Additionally, Red Bud is also developing new tools for efficiency and time tracking on its machines. Linders says software can now monitor a line through all process stages, capturing data and storing it for later analysis.
“So, this doesn’t force you to be efficient and accurate,” he adds, “but it puts a great big spotlight on it and then tells you where you’re losing your time.”
The development of automatic tools to measure material and help ensure a better-quality product has impressed Lerman. The Steel Warehouse CEO says improvements in the different computer-control areas allow equipment to be set automatically and more precisely, thus improving the accuracy of what is produced.

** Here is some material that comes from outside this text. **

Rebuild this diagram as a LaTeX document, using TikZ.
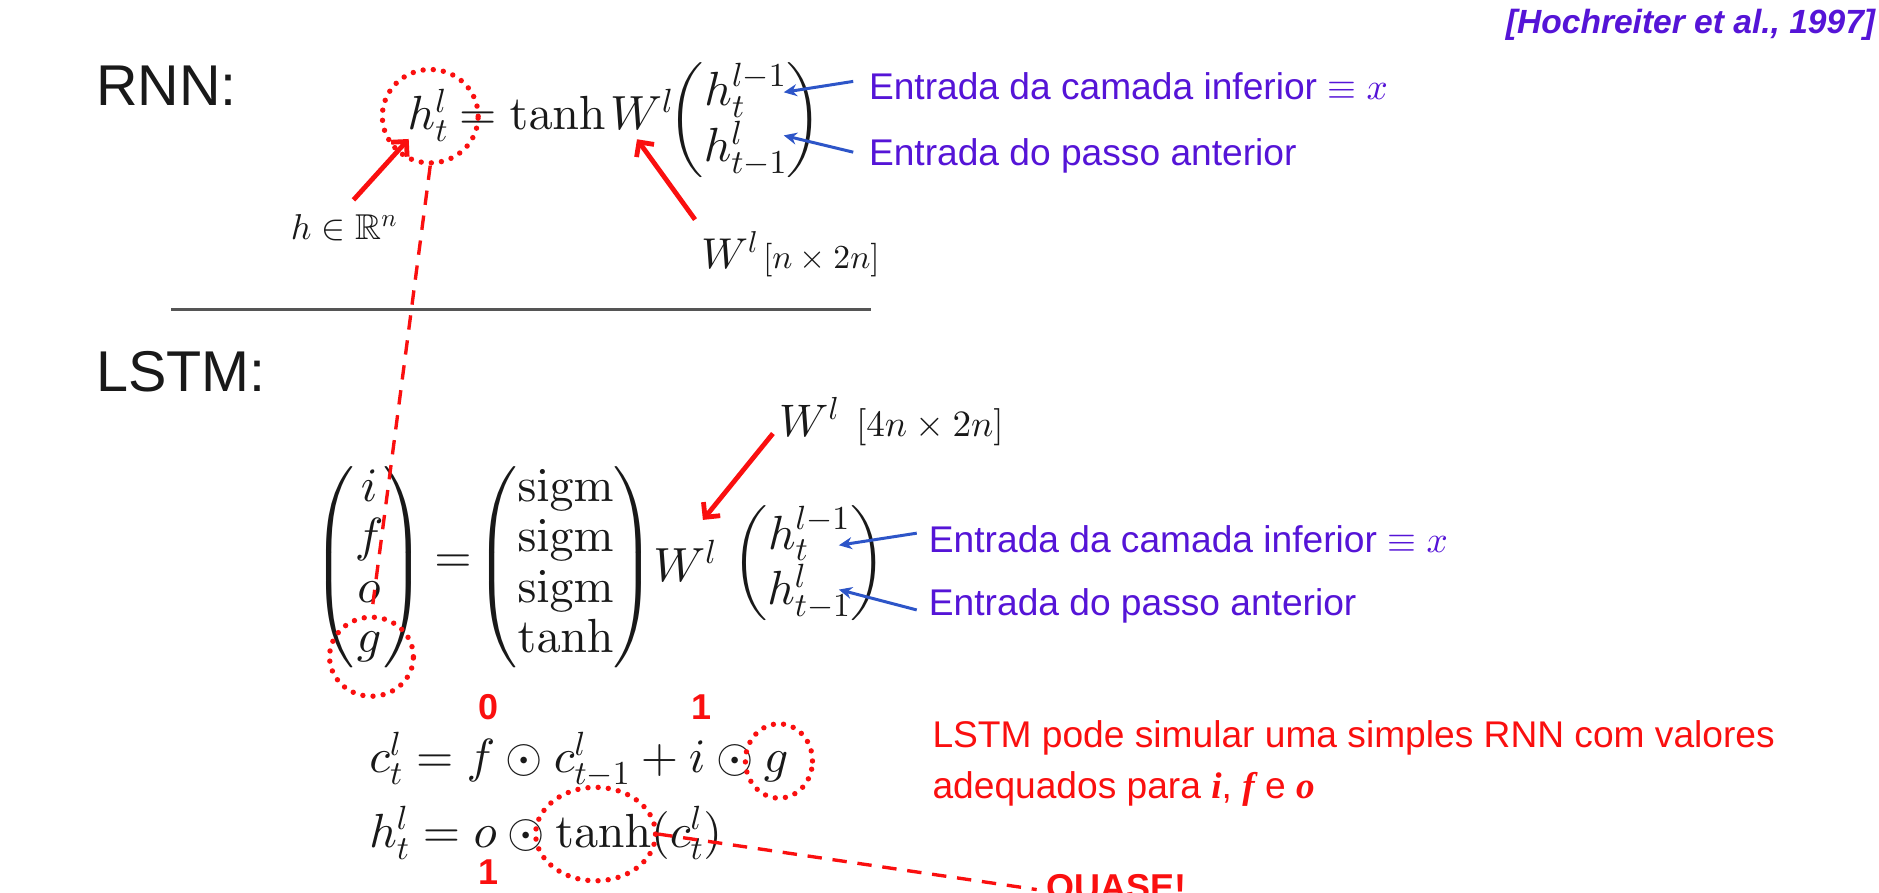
\documentclass[tikz,border=0pt]{standalone}
\usepackage{amsmath,amssymb}
\usepackage[no-math]{fontspec}
\newfontfamily\arial{Liberation Sans}
\newfontfamily\tnr{Liberation Serif}
\DeclareFontShape{OT1}{cmr}{m}{n}{<->cmr10}{}
\DeclareFontShape{OML}{cmm}{m}{it}{<->cmmi10}{}
\DeclareFontShape{OMS}{cmsy}{m}{n}{<->cmsy10}{}
\DeclareFontShape{OMX}{cmex}{m}{n}{<->cmex10}{}
\DeclareFontFamily{U}{msb}{}
\DeclareFontShape{U}{msb}{m}{n}{<->msbm10}{}
\usetikzlibrary{arrows.meta,calc,shapes.geometric}
\definecolor{redA}{RGB}{250,15,15}
\definecolor{blueT}{RGB}{85,20,215}
\definecolor{blueA}{RGB}{45,85,200}
\definecolor{ink}{RGB}{25,25,25}
\definecolor{grayL}{RGB}{85,85,85}
\tikzset{
  mR/.style={inner sep=0pt, text=ink, font=\fontsize{40}{42}\selectfont},
  mB/.style={inner sep=0pt, text=ink, font=\fontsize{40}{42}\selectfont},
  big/.style={inner sep=0pt, text=ink, font=\arial\fontsize{48}{52}\selectfont},
  lbl/.style={inner sep=0pt, text=blueT, font=\arial\fontsize{31}{36}\selectfont},
  rtxt/.style={inner sep=0pt, text=redA, font=\arial\fontsize{31}{36}\selectfont},
  num/.style={inner sep=0pt, text=redA, font=\arial\bfseries\fontsize{30}{32}\selectfont},
  citeT/.style={inner sep=0pt, text=blueT, font=\arial\bfseries\itshape\fontsize{28}{32}\selectfont},
  dotc/.style={ellipse, draw=redA, inner sep=0pt, line width=4.5pt, dash pattern=on 0pt off 8.5pt, line cap=round},
  dashl/.style={draw=redA, line width=2.8pt, dash pattern=on 12pt off 9pt},
  redarr/.style={draw=redA, line width=4pt, -{Straight Barb[length=9pt,width=18pt]}},
  bluearr/.style={draw=blueA, line width=2.5pt, -{Stealth[length=11pt,width=10pt]}},
  sepline/.style={draw=grayL, line width=2.5pt}
}
\begin{document}
\begin{tikzpicture}[x=1pt,y=-1pt]
\fill[white] (0,0) rectangle (1568,745);
\useasboundingbox (0,0) rectangle (1568,745);

\node[citeT, anchor=base east] (cite) at (1565,28) {[Hochreiter et al., 1997]};

\node[big, anchor=base west] (rnn) at (80,88) {RNN:};
\node[big, anchor=base west] (lstm) at (80,327) {LSTM:};

% RNN equation
\node[mR, anchor=base west] (hR) at (340,108) {$h_t^l$};
\node[mR, anchor=base west] (eqR) at (383,108) {$=\tanh$};
\node[mR, anchor=base west] (WR) at (509,108) {$W^l$};
\node[mR] (vR) at (622,100) {$\begin{pmatrix} h_t^{l-1}\\ h_{t-1}^l\end{pmatrix}$};
\node[dotc, minimum width=80, minimum height=78] (cR) at ($(hR.center)+(2,1)$) {};

\node[inner sep=0pt, text=ink, font=\fontsize{30}{32}\selectfont] (hlab) at (287,190) {$h\in\mathbb{R}^n$};
\node[inner sep=0pt, text=ink, anchor=base west] (wlab) at (585,224) {\fontsize{36}{38}\selectfont$W^l$\hspace{4pt}{\fontsize{28}{30}\selectfont$[n\times 2n]$}};

\draw[redarr] ($(hlab.north)+(8,-12)$) -- ($(cR.center)+(-18,19)$);
\draw[redarr] ($(wlab.north west)+(-5,-10)$) -- ($(WR.south)+(-4,8)$);

\node[lbl, anchor=base west] (bl1) at (725,83) {Entrada da camada inferior $\equiv x$};
\node[lbl, anchor=base west] (bl2) at (725,138) {Entrada do passo anterior};
\draw[bluearr] ($(bl1.west)+(-13,-4)$) -- ($(vR.center)+(32,-23)$);
\draw[bluearr] ($(bl2.west)+(-13,-3)$) -- ($(vR.center)+(32,13)$);

% separator
\coordinate (sepL) at (143,258);
\coordinate (sepR) at (727,258);
\draw[sepline] (sepL) -- (sepR);

% LSTM equation
\node[mR] (vL) at (308,473) {$\begin{pmatrix} i\\ f\\ o\\ g\end{pmatrix}$};
\node[mR] (eqL) at (378,470) {$=$};
\node[mR] (vS) at (472,473) {$\begin{pmatrix}\mathrm{sigm}\\ \mathrm{sigm}\\ \mathrm{sigm}\\ \tanh\end{pmatrix}$};
\node[mR, anchor=base west] (WL) at (545,485) {$W^l$};
\node[mR] (vH) at (675,470) {$\begin{pmatrix} h_t^{l-1}\\ h_{t-1}^l\end{pmatrix}$};
\node[dotc, minimum width=70, minimum height=66] (cG) at ($(vL.center)+(2,75)$) {};

\node[inner sep=0pt, text=ink, anchor=base west] (wlab2) at (650,364) {\fontsize{38}{40}\selectfont$W^l$\hspace{14pt}{\fontsize{31}{33}\selectfont$[4n\times 2n]$}};
\draw[redarr] ($(wlab2.west)+(-5,10)$) -- ($(WL.north)+(15,-17)$);

\node[lbl, anchor=base west] (bl3) at (775,461) {Entrada da camada inferior $\equiv x$};
\node[lbl, anchor=base west] (bl4) at (775,514) {Entrada do passo anterior};
\draw[bluearr] ($(bl3.west)+(-10,-5)$) -- ($(vH.center)+(25,-15)$);
\draw[bluearr] ($(bl4.west)+(-10,3)$) -- ($(vH.center)+(25,22)$);

\draw[dashl] (cR.south) -- (cG.north);

% bottom equations
\node[mB, anchor=base west] (ceq) at (308,645) {$c_t^l = f\odot c_{t-1}^l + i\odot g$};
\node[mB, anchor=base west] (heq) at (308,707) {$h_t^l = o\odot\tanh(c_t^l)$};
\node[num] (n0) at (408,590) {0};
\node[num] (n1) at (585,590) {1};
\node[num] (n2) at (408,728) {1};
\node[dotc, minimum width=56, minimum height=62] (cg2) at (650,635) {};
\node[dotc, minimum width=100, minimum height=78] (ct) at (497,696) {};

\node[rtxt, anchor=base west] (rt1) at (778,624) {LSTM pode simular uma simples RNN com valores};
\node[rtxt, anchor=base west] (rt2) at (778,666) {adequados para {\tnr\bfseries\itshape i}, {\tnr\bfseries\itshape f} e {\tnr\bfseries\itshape o}};

\node[inner sep=0pt, text=redA, font=\arial\bfseries\fontsize{30}{32}\selectfont, anchor=base west] (q) at (873,751) {QUASE!};
\draw[dashl, shorten >=8pt] (ct.east) -- (q.west);
\end{tikzpicture}
\end{document}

“The cost of computers that can measure and software that can work all your equipment more accurately is an overall gain, whether you’re buying a lot of new equipment or if you’re trying to upgrade your equipment,” Lerman says.
Damore agrees, and notes that these technological advances are about one thing: making it easier for operators to run the equipment. “Automation is always something we’re working on.”
Ultimately, Linders sees increased automation as the main driver of future innovation. Red Bud has even worked with some companies on the initial design of their buildings in order to accommodate a number of automatic processes, including the company’s new automated material handling system.
“We’re not actually the architect, but we’re doing building layouts, we’re laying out for automatic coil handling, we’re laying the lines out so they can be self-loaded, we’re laying out the material storage at the other end,” Linders says. “We’re moving towards full automation at some point.”